_Dataset excerpt_
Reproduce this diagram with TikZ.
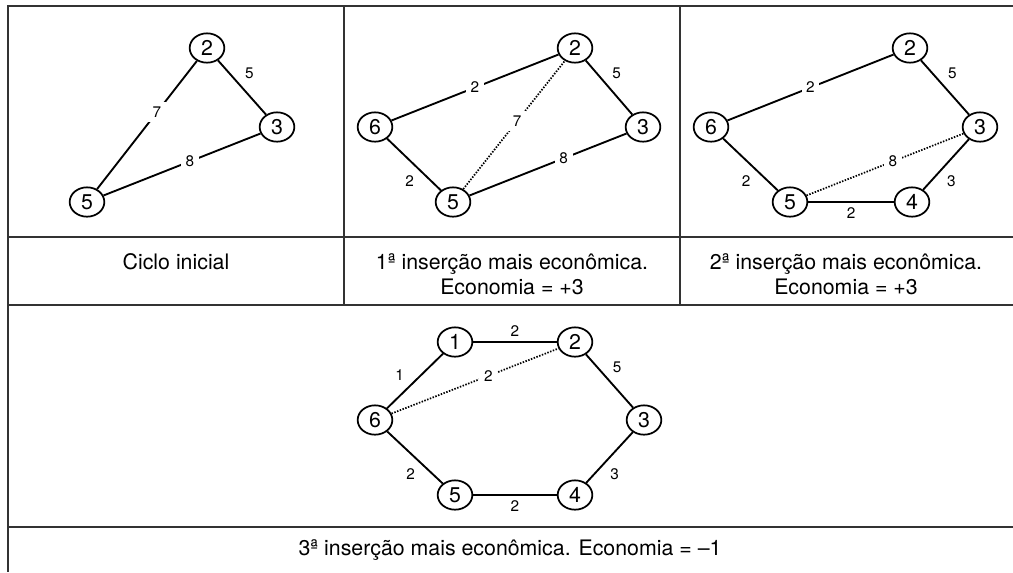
\documentclass[tikz,border=0pt]{standalone}
\usepackage{fontspec}
\setmainfont{TeX Gyre Heros}
\usetikzlibrary{shapes.geometric}

\begin{document}
\begin{tikzpicture}[
  x=0.75pt, y=-0.75pt,
  vertex/.style={ellipse, draw, line width=1.3pt, minimum width=26pt, minimum height=22pt, inner sep=0pt, font=\fontsize{16}{16}\selectfont},
  edge/.style={line width=1.4pt},
  skip/.style={line width=1.3pt, dash pattern=on 1.1pt off 1.1pt},
  wlbl/.style={fill=white, inner sep=3.5pt, font=\fontsize{11.5}{11.5}\selectfont},
  lbl/.style={inner sep=3.5pt, font=\fontsize{11.5}{11.5}\selectfont},
  caption/.style={font=\fontsize{16}{18.75}\selectfont, align=center},
  frame/.style={line width=1.5pt, black!80}
]
\useasboundingbox (0,0) rectangle (1013,572);

% Table frame
\draw[frame] (1013,6) -- (8,6) -- (8,572);
\draw[frame] (344,6) -- (344,305);
\draw[frame] (680,6) -- (680,305);
\foreach \y in {237,305,527}
  \draw[frame] (8,\y) -- (1013,\y);

% Captions
\node[caption] (cap1) at (176,262) {Ciclo inicial};
\node[caption] (cap2) at (512,274) {1ª inserção mais econômica.\\Economia = +3};
\node[caption] (cap3) at (846,274) {2ª inserção mais econômica.\\Economia = +3};
\node[caption] (cap4) at (510,550) {3ª inserção mais econômica. Economia = –1};

% Initial cycle
\node[vertex] (a2) at (207,48)  {2};
\node[vertex] (a3) at (277,127) {3};
\node[vertex] (a5) at (87,202)  {5};
\draw[edge] (a2) -- node[lbl, above right, pos=.45] {5} (a3);
\draw[edge] (a5) -- node[wlbl, pos=.6] {7} (a2);
\draw[edge] (a5) -- node[wlbl, pos=.55] {8} (a3);

% 1st insertion (node 6)
\node[vertex] (b2) at (575,48)  {2};
\node[vertex] (b3) at (643,127) {3};
\node[vertex] (b6) at (375,127) {6};
\node[vertex] (b5) at (453,202) {5};
\draw[edge] (b6) -- node[wlbl] {2} (b2);
\draw[edge] (b2) -- node[lbl, above right, pos=.45] {5} (b3);
\draw[edge] (b5) -- node[wlbl, pos=.6] {8} (b3);
\draw[edge] (b6) -- node[lbl, below left, pos=.6] {2} (b5);
\draw[skip] (b5) -- node[wlbl, pos=.53] {7} (b2);

% 2nd insertion (node 4)
\node[vertex] (c2) at (910,48)  {2};
\node[vertex] (c3) at (980,127) {3};
\node[vertex] (c6) at (711,127) {6};
\node[vertex] (c5) at (790,202) {5};
\node[vertex] (c4) at (912,202) {4};
\draw[edge] (c6) -- node[wlbl] {2} (c2);
\draw[edge] (c2) -- node[lbl, above right, pos=.45] {5} (c3);
\draw[edge] (c4) -- node[lbl, below right, pos=.4] {3} (c3);
\draw[edge] (c5) -- node[lbl, below] {2} (c4);
\draw[edge] (c6) -- node[lbl, below left, pos=.6] {2} (c5);
\draw[skip] (c5) -- node[wlbl, pos=.55] {8} (c3);

% 3rd insertion (node 1)
\node[vertex] (d1) at (455,342) {1};
\node[vertex] (d2) at (575,342) {2};
\node[vertex] (d3) at (644,420) {3};
\node[vertex] (d6) at (375,420) {6};
\node[vertex] (d5) at (455,495) {5};
\node[vertex] (d4) at (575,495) {4};
\draw[edge] (d1) -- node[lbl, above] {2} (d2);
\draw[edge] (d2) -- node[lbl, above right, pos=.45] {5} (d3);
\draw[edge] (d4) -- node[lbl, below right, pos=.4] {3} (d3);
\draw[edge] (d5) -- node[lbl, below] {2} (d4);
\draw[edge] (d6) -- node[lbl, below left, pos=.6] {2} (d5);
\draw[edge] (d6) -- node[lbl, above left, pos=.4] {1} (d1);
\draw[skip] (d6) -- node[wlbl, pos=.58] {2} (d2);

\end{tikzpicture}
\end{document}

_Direction_
Ignore the images and quote every line of the listing exactly.

_Final result_
Reproduce this diagram with TikZ.
\documentclass[tikz,border=0pt]{standalone}
\usepackage{fontspec}
\setmainfont{TeX Gyre Heros}
\usetikzlibrary{shapes.geometric}

\begin{document}
\begin{tikzpicture}[
  x=0.75pt, y=-0.75pt,
  vertex/.style={ellipse, draw, line width=1.3pt, minimum width=26pt, minimum height=22pt, inner sep=0pt, font=\fontsize{16}{16}\selectfont},
  edge/.style={line width=1.4pt},
  skip/.style={line width=1.3pt, dash pattern=on 1.1pt off 1.1pt},
  wlbl/.style={fill=white, inner sep=3.5pt, font=\fontsize{11.5}{11.5}\selectfont},
  lbl/.style={inner sep=3.5pt, font=\fontsize{11.5}{11.5}\selectfont},
  caption/.style={font=\fontsize{16}{18.75}\selectfont, align=center},
  frame/.style={line width=1.5pt, black!80}
]
\useasboundingbox (0,0) rectangle (1013,572);

% Table frame
\draw[frame] (1013,6) -- (8,6) -- (8,572);
\draw[frame] (344,6) -- (344,305);
\draw[frame] (680,6) -- (680,305);
\foreach \y in {237,305,527}
  \draw[frame] (8,\y) -- (1013,\y);

% Captions
\node[caption] (cap1) at (176,262) {Ciclo inicial};
\node[caption] (cap2) at (512,274) {1ª inserção mais econômica.\\Economia = +3};
\node[caption] (cap3) at (846,274) {2ª inserção mais econômica.\\Economia = +3};
\node[caption] (cap4) at (510,550) {3ª inserção mais econômica. Economia = –1};

% Initial cycle
\node[vertex] (a2) at (207,48)  {2};
\node[vertex] (a3) at (277,127) {3};
\node[vertex] (a5) at (87,202)  {5};
\draw[edge] (a2) -- node[lbl, above right, pos=.45] {5} (a3);
\draw[edge] (a5) -- node[wlbl, pos=.6] {7} (a2);
\draw[edge] (a5) -- node[wlbl, pos=.55] {8} (a3);

% 1st insertion (node 6)
\node[vertex] (b2) at (575,48)  {2};
\node[vertex] (b3) at (643,127) {3};
\node[vertex] (b6) at (375,127) {6};
\node[vertex] (b5) at (453,202) {5};
\draw[edge] (b6) -- node[wlbl] {2} (b2);
\draw[edge] (b2) -- node[lbl, above right, pos=.45] {5} (b3);
\draw[edge] (b5) -- node[wlbl, pos=.6] {8} (b3);
\draw[edge] (b6) -- node[lbl, below left, pos=.6] {2} (b5);
\draw[skip] (b5) -- node[wlbl, pos=.53] {7} (b2);

% 2nd insertion (node 4)
\node[vertex] (c2) at (910,48)  {2};
\node[vertex] (c3) at (980,127) {3};
\node[vertex] (c6) at (711,127) {6};
\node[vertex] (c5) at (790,202) {5};
\node[vertex] (c4) at (912,202) {4};
\draw[edge] (c6) -- node[wlbl] {2} (c2);
\draw[edge] (c2) -- node[lbl, above right, pos=.45] {5} (c3);
\draw[edge] (c4) -- node[lbl, below right, pos=.4] {3} (c3);
\draw[edge] (c5) -- node[lbl, below] {2} (c4);
\draw[edge] (c6) -- node[lbl, below left, pos=.6] {2} (c5);
\draw[skip] (c5) -- node[wlbl, pos=.55] {8} (c3);

% 3rd insertion (node 1)
\node[vertex] (d1) at (455,342) {1};
\node[vertex] (d2) at (575,342) {2};
\node[vertex] (d3) at (644,420) {3};
\node[vertex] (d6) at (375,420) {6};
\node[vertex] (d5) at (455,495) {5};
\node[vertex] (d4) at (575,495) {4};
\draw[edge] (d1) -- node[lbl, above] {2} (d2);
\draw[edge] (d2) -- node[lbl, above right, pos=.45] {5} (d3);
\draw[edge] (d4) -- node[lbl, below right, pos=.4] {3} (d3);
\draw[edge] (d5) -- node[lbl, below] {2} (d4);
\draw[edge] (d6) -- node[lbl, below left, pos=.6] {2} (d5);
\draw[edge] (d6) -- node[lbl, above left, pos=.4] {1} (d1);
\draw[skip] (d6) -- node[wlbl, pos=.58] {2} (d2);

\end{tikzpicture}
\end{document}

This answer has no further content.